Hey Anthony,
There must be many ways to do this. This is one of them:
#First, define a function to calculate the proportion of consecutive
numbers in a vector.
prop.diff=function(x){
d=diff(sort(x))
prop=(sum(d==1)+1)/length(x)
return(prop)}
#Note that I am counting both numbers in a consecutive pair. For
example, the vector c(1,2,6,9,10) will contain 4 consecutive numbers. I
think this is what you wanted do do, right?
#Next, generate a matrix with 1000 columns (one for each experiment) and
5 rows (the five numbers in each experiment). Note the use of the
'replicate' function to generate multiple sets of random numbers
selection=replicate(1000,sort(sample(1:30,5)))
#Third, use the apply function to apply the function we defined above to
each column of the matrix
diffs=apply(selection,2,prop.diff)
# This will give you a vector with the 1000 proportions of consecutive
numbers
Julian
Anthony28 wrote:
I need to use R to model a large number of experiments (say, 1000). Each
experiment involves the random selection of 5 numbers (without
replacement)
from a pool of numbers ranging between 1 and 30.

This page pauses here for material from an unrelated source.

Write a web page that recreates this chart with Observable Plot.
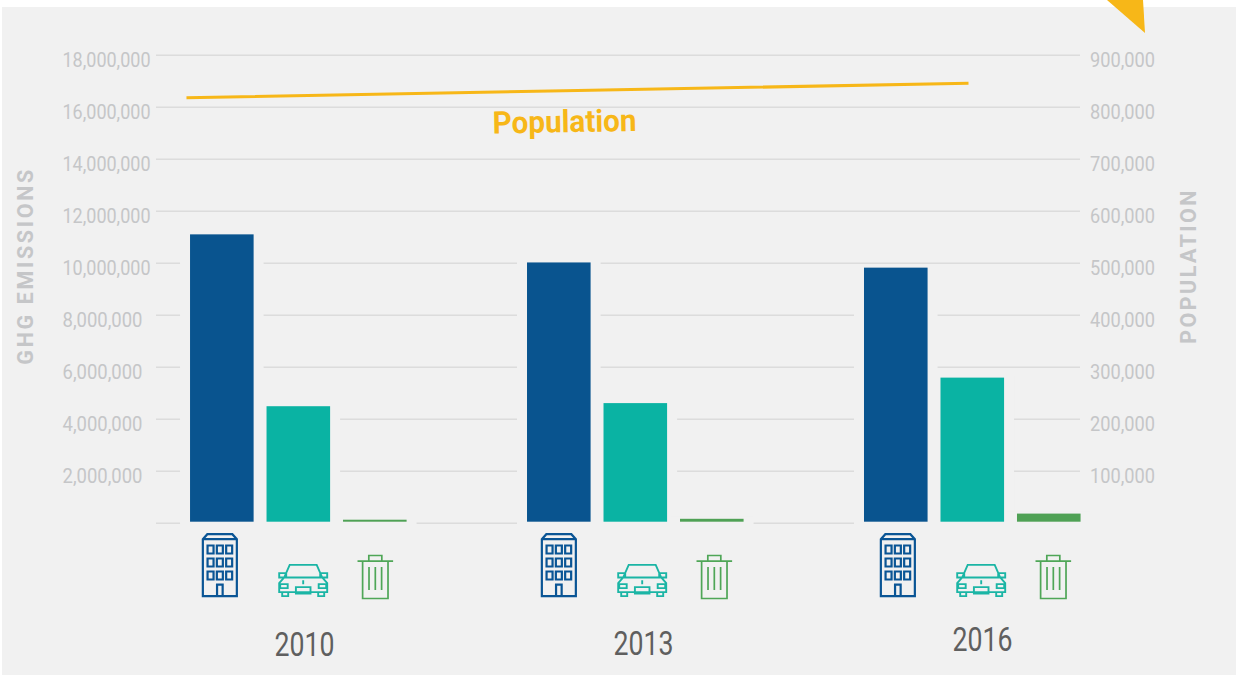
<!DOCTYPE html>
<html>
<head>
<meta charset="utf-8">
<script src="https://cdn.jsdelivr.net/npm/d3@7"></script>
<script src="https://cdn.jsdelivr.net/npm/@observablehq/plot@0.6"></script>
<style>
html,body{margin:0;padding:0;background:#fff;overflow:hidden}
#wrap{position:relative;width:1236px;height:675px}
#panel{position:absolute;left:2px;top:7px;right:0;bottom:0;background:#f1f1f1}
#corner{position:absolute;left:1107px;top:0;width:38px;height:33px;background:#f7b718;clip-path:polygon(0 0,36px 0,38px 33px)}
#chart{position:absolute;left:0;top:0}
#chart svg{background:transparent;display:block}
</style>
</head>
<body>
<div id="wrap"><div id="panel"></div><div id="corner"></div><div id="chart"></div></div>
<script>
const years = [2010, 2013, 2016];
const sectors = ["Buildings", "Transportation", "Waste"];
const buildings = [11090000, 10010000, 9810000];
const transportation = [4480000, 4600000, 5580000];
const waste = [115000, 150000, 350000];
const population = [818000, 832000, 846000];
const populationYearPosition = [2009.964, 2013.445, 2016.926];
const emissionTicks = [2e6, 4e6, 6e6, 8e6, 10e6, 12e6, 14e6, 16e6, 18e6];
const gridTicks = [0, ...emissionTicks];
const populationTicks = [100000, 200000, 300000, 400000, 500000, 600000, 700000, 800000, 900000];
const yearLabelLevels = [-4690000, -4650000, -4500000];

const sectorColors = {Buildings: "#09548f", Transportation: "#0ab3a3", Waste: "#4fa155"};
const FONT = "Roboto, sans-serif";
const BG = "#f1f1f1", MUTED = "#c5c6c8", GOLD = "#f7b718";
const popFactor = 20;

const slot = 0.681, barW = 0.566, iconSpread = 1.006;
const values = [buildings, transportation, waste];
const bars = years.flatMap((year, i) => sectors.map((sector, k) => ({
  sector, x1: year + k * slot, x2: year + k * slot + barW, value: values[k][i]
})));
const iconPos = (year, offset) => 2010 + (year - 2010) * iconSpread + offset;

const buildingIcon = {draw(c) {
  c.moveTo(-17, 31); c.lineTo(-17, -26); c.lineTo(-12.5, -31); c.lineTo(12.5, -31); c.lineTo(17, -26); c.lineTo(17, 31); c.closePath();
  c.moveTo(-17, -26); c.lineTo(17, -26);
  for (const wy of [-15.7, -2.7, 10.3]) for (const wx of [-9.3, 0, 9.3]) c.rect(wx - 3, wy - 4, 6, 8);
  c.moveTo(-2.8, 31); c.lineTo(-2.8, 19.5); c.lineTo(2.8, 19.5); c.lineTo(2.8, 31);
}};
const carIcon = {draw(c) {
  c.moveTo(-13.5, -15.3); c.lineTo(13.5, -15.3); c.lineTo(19, -2.7); c.lineTo(-19, -2.7); c.closePath();
  c.moveTo(-19, -2.7); c.lineTo(-24, 3); c.lineTo(-24, 12); c.lineTo(24, 12); c.lineTo(24, 3); c.lineTo(19, -2.7);
  c.rect(-24, -7, 7, 4.3); c.rect(17, -7, 7, 4.3);
  c.rect(-23, 4, 7.5, 4); c.rect(15.5, 4, 7.5, 4);
  c.rect(-7.3, 7, 14.6, 6.5);
  c.rect(-21, 12, 6, 4); c.rect(15, 12, 6, 4);
  c.moveTo(0, 0); c.lineTo(0, 4);
}};
const binIcon = {draw(c) {
  c.moveTo(-17.8, -15.8); c.lineTo(17.8, -15.8);
  c.moveTo(-6.5, -15.8); c.lineTo(-6.5, -21.5); c.lineTo(6.5, -21.5); c.lineTo(6.5, -15.8);
  c.moveTo(-12.7, -15.8); c.lineTo(-12.7, 21.5); c.lineTo(12.7, 21.5); c.lineTo(12.7, -15.8);
  for (const lx of [-6.3, 0, 6.3]) { c.moveTo(lx, -10); c.lineTo(lx, 13); }
}};

const chart = Plot.plot({
  width: 1236, height: 675,
  marginTop: 54.7, marginBottom: 152.3, marginLeft: 156, marginRight: 156,
  x: {type: "linear", domain: [2009.697, 2017.923], axis: null},
  y: {domain: [0, 18000000], axis: null},
  style: {fontFamily: FONT, background: "transparent", overflow: "visible"},
  marks: [
    Plot.ruleY(gridTicks, {stroke: "#dcdcdc", strokeWidth: 1.5}),
    Plot.rect(bars, {x1: "x1", x2: "x2", y1: 0, y2: "value", fill: BG, insetLeft: -10, insetRight: -10, insetTop: -2, insetBottom: -3}),
    Plot.rect(bars, {x1: "x1", x2: "x2", y1: 0, y2: "value", fill: d => sectorColors[d.sector], insetBottom: 1}),
    Plot.axisY(emissionTicks, {anchor: "left", label: null, tickSize: 0, tickPadding: 94, textAnchor: "start", dy: 5, fontSize: 21, fill: MUTED, tickFormat: d3.format(",")}),
    Plot.axisY(populationTicks.map(d => d * popFactor), {anchor: "right", label: null, tickSize: 0, tickPadding: 9.5, dy: 5, fontSize: 21, fill: MUTED, tickFormat: d => d3.format(",")(d / popFactor)}),
    Plot.line(population, {x: (d, i) => populationYearPosition[i], y: d => d * popFactor, stroke: GOLD, strokeWidth: 3, strokeLinecap: "butt"}),
    Plot.text(["Population"], {x: 2013.33, y: 15420000, text: d => d, fill: GOLD, fontSize: 31, fontWeight: 700, rotate: -1}),
    Plot.text(["GHG EMISSIONS"], {frameAnchor: "left", textAnchor: "middle", dx: -130, dy: -22, text: d => d, rotate: -90, fill: MUTED, fontSize: 21.5, fontWeight: 700}),
    Plot.text(["POPULATION"], {frameAnchor: "right", textAnchor: "middle", dx: 109, dy: -22, text: d => d, rotate: -90, fill: MUTED, fontSize: 21.5, fontWeight: 700}),
    Plot.dot(years, {x: d => iconPos(d, 0.261), y: -1615000, symbol: buildingIcon, r: 5, fill: "none", stroke: "#0a5595", strokeWidth: 2.2}),
    Plot.dot(years, {x: d => iconPos(d, 1.003), y: -2190000, symbol: carIcon, r: 5, fill: "none", stroke: "#1bb5a5", strokeWidth: 1.9}),
    Plot.dot(years, {x: d => iconPos(d, 1.645), y: -2070000, symbol: binIcon, r: 5, fill: "none", stroke: "#4fa657", strokeWidth: 1.7}),
    Plot.text(years, {x: d => iconPos(d, 1.015), y: (d, i) => yearLabelLevels[i], text: d => String(d), fill: "#5f5f5f", fontSize: 33})
  ]
});

// The reference face is a condensed DIN; fit Roboto to its measured text widths.
const fit = (length, adjust) => ({length, adjust});
const widthOf = t => {
  if (t === "GHG EMISSIONS") return fit(195, "spacing");
  if (t === "POPULATION") return fit(153, "spacing");
  if (t === "Population") return fit(144, "spacingAndGlyphs");
  if (/^\d{4}$/.test(t)) return fit(60, "spacingAndGlyphs");
  if (/^\d{2},/.test(t)) return fit(88, "spacingAndGlyphs");
  if (/^\d,/.test(t)) return fit(80, "spacingAndGlyphs");
  if (/^\d{3},/.test(t)) return fit(65, "spacingAndGlyphs");
  return null;
};
document.getElementById("chart").append(chart);
chart.querySelectorAll("text").forEach(el => {
  const f = widthOf(el.textContent.trim());
  if (f) { el.setAttribute("textLength", f.length); el.setAttribute("lengthAdjust", f.adjust); }
});
</script>
</body>
</html>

What I need to know is what *proportion* of those experiments contains
two
or more numbers that are consecutive. So, for instance, an experiment
that
yielded the numbers 2, 28, 31, 4, 27 would be considered a "consecutive =
true" experiment since 28 and 27 are two consecutive numbers, even though
they are not side-by-side.
I am quite new to R, so really am puzzled as to how to go about this.
I've
tried sorting each experiment, and then subtracting adjacent pairs of
numbers to see if the difference is plus or minus 1. I'm also unsure
about
whether to use an array to store all the data first.
Any assistance would be much appreciated.